Appreciating the past

Local instructor selected in national competition

Courtesy Photo Jared Frederick in front of the TCM 25th Anniversary sign.

Local Penn State Altoona instructor, historian and author Jared Frederick is among 25 “guest hosts” selected by Turner Classic Movies through a national competition conducted as part of the channel’s 25th anniversary celebration.

Jared Frederick’s segment airs at 9:45 p.m. April 16. TCM received more than 700 entries. Judges found his submission “compelling,” said TCM director Anne Wilson, adding “I also loved what his mentor and the recipient of his film dedication, John Heiser, taught him: that stories matter.”

“Jared’s passion for history and classic film really came through in his segments with TCM’s Ben Mankiewicz,” Wilson said. “It was wonderful to get a historian’s take on how we as a movie audience should process Hollywood’s view of historical events.”

Frederick learned of the competition while watching the channel back in November.

He submitted a 90-second video explaining how the film “Gettysburg” influenced his life. His brother Mark Frederick, a professional videographer, taped him at the Baker Mansion.

“My brother offered his expertise and technology,” Jared Frederick said. “He suggested we go to Gettysburg and film there but that was too long to drive for a 90-second video. It made more sense to go to Baker Mansion and it provided a unique and historical backdrop.”

(His video can be viewed here:


Jared Frederick remembers watching “The Wizard of Oz” on TCM as a 3-or 4-year old child. “My mom said that I watched it seven times in one day when I was in preschool. It remained my childhood favorite film through grade school.”

He discovered TCM as a second grader and describes himself as “a loyal fan ever since,” according to his entry in the “TCM Fan Dedication Contest.”

“Most of my friends were into the Power Rangers and I was watching black and white movies. It was a sign to my parents that I was bound for a career in history,” he said.

His maternal aunt Barb Koehle of Altoona introduced the then 8-or 9-year-old to the 1993 epic “Gettysburg” as she has been a history buff since high school.

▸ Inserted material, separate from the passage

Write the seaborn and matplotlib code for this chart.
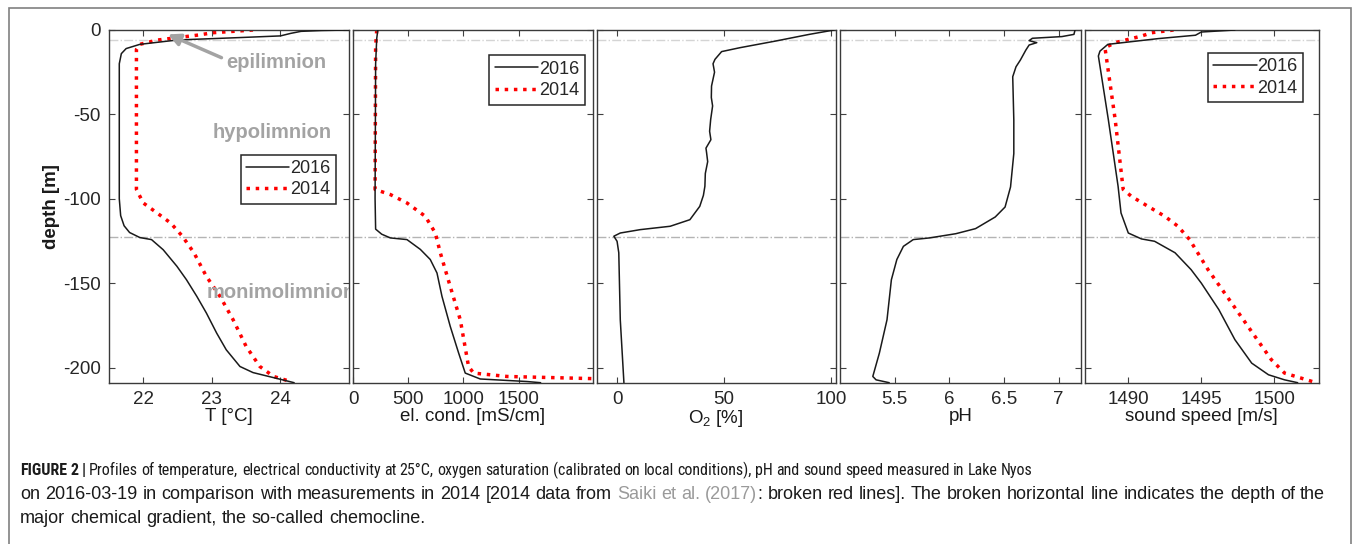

“It’s a very long movie, but we watched it and something just clicked,” she said. “From there on he started into history … he took an instant love to it. I love the movie but more for the music.”

In his competition video, Jared Frederick describes the film as a “passion project of TCM founder Ted Turner … it would be a movie that would drammatically change my life. The following summer my parents took me to Gettysburg — the first of many visits. Fifteen years later, I found myself working as a park ranger at Gettysburg National Military Park. On the 20th anniversary of the film’s production, I presented special ranger programs on the battlefield, including one on the American Civil War and Cinema and how Hollywood shapes our perceptions of the past.”

Jared Frederick dedicated his entry and the film to Heiser, a friend, mentor and former colleague at Gettysburg who served as an extra in the movie. Heiser, Jared Frederick said in his video, “taught me that stories matter. I live by that philosophy now everytime I step into the classroom as a college history professor.”

Heiser serves as the historian in the Division of Interpretation at Gettysburg National Military Park. “Jared is a published author and educator, someone who has not just taken a deep interest in history but also a historian who has undertaken the task of understanding our past and interpreting it for us today. He finds the spark of excitement in preserving the story of our culture and our nation, both the honorable and not so honorable episodes of our past. I admire Jared for his accomplishments and what he’s doing for the community where he lives,” Heiser said.

The two met when Jared was 16 and had published his first book.

“What I told him about research and finding the facts of history was the same thing my mentor at Western Carolina University, Dr. Max Williams, taught me — there is the official story of a historical event as well as the human story. Combining the two into one is the challenge we as historians face, but that is the most important element of our profession. But then I think Jared really did not need that much inspiration or guidance as he has done so much on his own.”

Heiser remembers taking Jared to the National Archives in Washington, D.C., where he researched his grandfather’s unit in World War II.

“He was like a kid in a candy store and finding this material for the first time was like discovering the lost gold of the Incas,” Heiser said. “I’m so glad I was able to open that source of research for him. But then that’s Jared; he’s excited about history in many different ways and I cannot help but appreciate his labors in that field.”

As part of being selected, he and the 24 others received an all-expenses paid trip to Atlanta, the location of the Turner Broadcasting headquarters, in January.

“I’m very lucky and very fortunate to have this opportunity,” he said. The winners were divided into two groups and recorded their segments and additional promotional messages during two days.

“There was a broad and diverse range of people who won. The youngest winner was 15 years old and the oldest was 85 years old. It was a unique and fun experience to spend time with people who share a common interest and are film buffs. Classic movies are like a historical time capsule that captures the time period.”

“It was a full and fun 48-hours,” Jared Frederick said, and resulted in the winners establishing lasting connections.